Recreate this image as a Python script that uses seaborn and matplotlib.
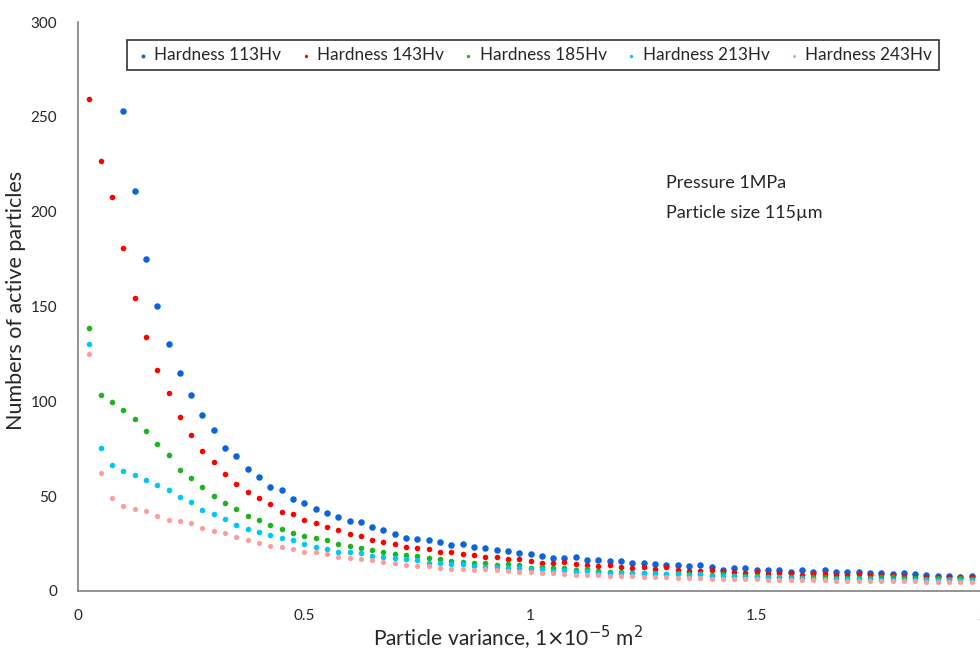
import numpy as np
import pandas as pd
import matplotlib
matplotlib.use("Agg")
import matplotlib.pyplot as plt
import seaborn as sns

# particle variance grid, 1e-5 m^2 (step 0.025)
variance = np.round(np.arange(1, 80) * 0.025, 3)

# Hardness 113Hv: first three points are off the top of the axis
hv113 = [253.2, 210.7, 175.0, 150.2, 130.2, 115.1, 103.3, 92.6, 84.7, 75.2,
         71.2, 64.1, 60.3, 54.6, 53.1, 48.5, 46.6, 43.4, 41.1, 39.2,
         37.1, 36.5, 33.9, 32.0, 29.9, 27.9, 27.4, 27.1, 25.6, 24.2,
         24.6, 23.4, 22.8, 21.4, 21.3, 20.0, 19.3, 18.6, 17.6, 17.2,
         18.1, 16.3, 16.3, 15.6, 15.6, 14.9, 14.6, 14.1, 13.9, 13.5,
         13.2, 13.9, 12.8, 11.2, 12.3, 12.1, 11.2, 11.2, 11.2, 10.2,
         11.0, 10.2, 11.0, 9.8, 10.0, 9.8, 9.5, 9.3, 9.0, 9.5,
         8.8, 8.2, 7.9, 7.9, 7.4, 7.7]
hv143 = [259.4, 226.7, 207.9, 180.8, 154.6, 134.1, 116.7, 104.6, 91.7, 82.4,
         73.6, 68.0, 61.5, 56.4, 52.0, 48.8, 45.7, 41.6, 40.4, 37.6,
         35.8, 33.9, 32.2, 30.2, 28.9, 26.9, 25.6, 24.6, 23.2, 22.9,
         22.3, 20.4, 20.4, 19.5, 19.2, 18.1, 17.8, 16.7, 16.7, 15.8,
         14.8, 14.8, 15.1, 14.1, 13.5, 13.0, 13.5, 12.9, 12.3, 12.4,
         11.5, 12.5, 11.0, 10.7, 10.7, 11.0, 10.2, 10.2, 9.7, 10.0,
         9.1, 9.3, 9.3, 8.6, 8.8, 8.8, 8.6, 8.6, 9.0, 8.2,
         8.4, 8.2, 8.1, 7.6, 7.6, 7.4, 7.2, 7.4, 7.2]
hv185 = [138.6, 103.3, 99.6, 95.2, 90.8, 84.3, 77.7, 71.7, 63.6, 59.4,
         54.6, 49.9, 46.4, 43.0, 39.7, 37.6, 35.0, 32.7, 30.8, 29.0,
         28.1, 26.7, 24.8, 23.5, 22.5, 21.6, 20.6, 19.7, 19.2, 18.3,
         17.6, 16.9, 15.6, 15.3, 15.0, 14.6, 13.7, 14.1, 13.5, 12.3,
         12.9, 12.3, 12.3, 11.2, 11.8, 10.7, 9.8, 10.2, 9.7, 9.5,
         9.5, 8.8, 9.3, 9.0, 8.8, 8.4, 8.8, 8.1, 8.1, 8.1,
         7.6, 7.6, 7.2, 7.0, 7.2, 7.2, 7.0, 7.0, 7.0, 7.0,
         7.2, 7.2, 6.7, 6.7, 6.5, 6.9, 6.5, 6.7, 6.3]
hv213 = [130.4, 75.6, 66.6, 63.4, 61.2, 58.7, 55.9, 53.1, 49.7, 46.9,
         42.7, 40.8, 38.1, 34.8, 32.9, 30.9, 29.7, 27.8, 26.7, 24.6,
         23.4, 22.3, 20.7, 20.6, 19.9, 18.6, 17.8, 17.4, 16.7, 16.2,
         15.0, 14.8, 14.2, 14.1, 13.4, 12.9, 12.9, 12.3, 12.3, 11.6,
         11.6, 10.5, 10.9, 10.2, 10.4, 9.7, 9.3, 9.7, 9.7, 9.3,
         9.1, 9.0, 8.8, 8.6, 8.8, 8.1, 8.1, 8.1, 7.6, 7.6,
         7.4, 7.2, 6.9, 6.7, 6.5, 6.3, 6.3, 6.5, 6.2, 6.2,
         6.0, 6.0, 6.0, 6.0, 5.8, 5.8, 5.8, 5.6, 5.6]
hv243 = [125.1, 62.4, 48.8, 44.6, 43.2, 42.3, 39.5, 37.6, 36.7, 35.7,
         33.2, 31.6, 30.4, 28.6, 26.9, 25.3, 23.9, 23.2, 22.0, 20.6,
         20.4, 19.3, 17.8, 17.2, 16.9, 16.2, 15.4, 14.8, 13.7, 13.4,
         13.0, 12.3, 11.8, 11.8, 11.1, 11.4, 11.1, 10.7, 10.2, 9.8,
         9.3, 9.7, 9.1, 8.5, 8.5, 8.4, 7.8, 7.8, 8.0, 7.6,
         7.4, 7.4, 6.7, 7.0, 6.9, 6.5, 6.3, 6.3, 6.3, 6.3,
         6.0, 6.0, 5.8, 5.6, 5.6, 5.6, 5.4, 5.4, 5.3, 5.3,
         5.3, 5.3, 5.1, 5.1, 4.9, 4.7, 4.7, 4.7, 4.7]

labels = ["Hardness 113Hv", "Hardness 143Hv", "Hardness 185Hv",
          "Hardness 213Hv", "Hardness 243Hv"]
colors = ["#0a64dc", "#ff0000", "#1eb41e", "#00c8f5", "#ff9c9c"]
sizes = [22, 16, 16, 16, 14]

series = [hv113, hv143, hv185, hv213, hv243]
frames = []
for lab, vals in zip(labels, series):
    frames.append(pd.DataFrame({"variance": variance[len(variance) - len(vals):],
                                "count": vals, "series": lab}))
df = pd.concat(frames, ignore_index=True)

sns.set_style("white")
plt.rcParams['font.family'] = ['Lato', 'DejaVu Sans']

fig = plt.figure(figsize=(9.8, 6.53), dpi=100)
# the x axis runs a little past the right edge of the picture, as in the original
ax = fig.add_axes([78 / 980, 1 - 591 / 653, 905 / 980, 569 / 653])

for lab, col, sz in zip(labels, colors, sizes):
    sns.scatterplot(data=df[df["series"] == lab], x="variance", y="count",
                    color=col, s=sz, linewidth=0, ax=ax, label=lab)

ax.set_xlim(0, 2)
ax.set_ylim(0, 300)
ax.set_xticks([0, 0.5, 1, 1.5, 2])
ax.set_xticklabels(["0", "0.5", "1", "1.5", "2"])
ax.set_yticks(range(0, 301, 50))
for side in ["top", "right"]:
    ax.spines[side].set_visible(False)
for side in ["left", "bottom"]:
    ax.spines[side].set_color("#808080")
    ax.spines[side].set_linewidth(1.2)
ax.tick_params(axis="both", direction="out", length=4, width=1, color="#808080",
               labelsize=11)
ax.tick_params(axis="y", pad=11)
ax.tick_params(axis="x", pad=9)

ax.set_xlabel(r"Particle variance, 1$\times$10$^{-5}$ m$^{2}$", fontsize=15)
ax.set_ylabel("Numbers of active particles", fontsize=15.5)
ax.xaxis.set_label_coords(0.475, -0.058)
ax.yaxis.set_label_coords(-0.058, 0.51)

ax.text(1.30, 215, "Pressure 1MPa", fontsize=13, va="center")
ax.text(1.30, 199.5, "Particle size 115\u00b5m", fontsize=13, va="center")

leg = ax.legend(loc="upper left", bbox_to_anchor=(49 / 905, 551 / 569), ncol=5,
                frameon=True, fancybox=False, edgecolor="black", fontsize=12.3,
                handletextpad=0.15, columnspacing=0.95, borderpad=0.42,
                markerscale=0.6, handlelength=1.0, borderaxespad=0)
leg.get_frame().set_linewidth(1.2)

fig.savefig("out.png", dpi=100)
━━━━━━
§ **GIVEN REQUEST**:
Copy exactly the lines running from the beginning of the listing through the line that has "variance = np.round(np.arange(1, 80)". Drop the pictures.

§ **SOLVED PROBLEM**:
Recreate this image as a Python script that uses seaborn and matplotlib.
import numpy as np
import pandas as pd
import matplotlib
matplotlib.use("Agg")
import matplotlib.pyplot as plt
import seaborn as sns

# particle variance grid, 1e-5 m^2 (step 0.025)
variance = np.round(np.arange(1, 80) * 0.025, 3)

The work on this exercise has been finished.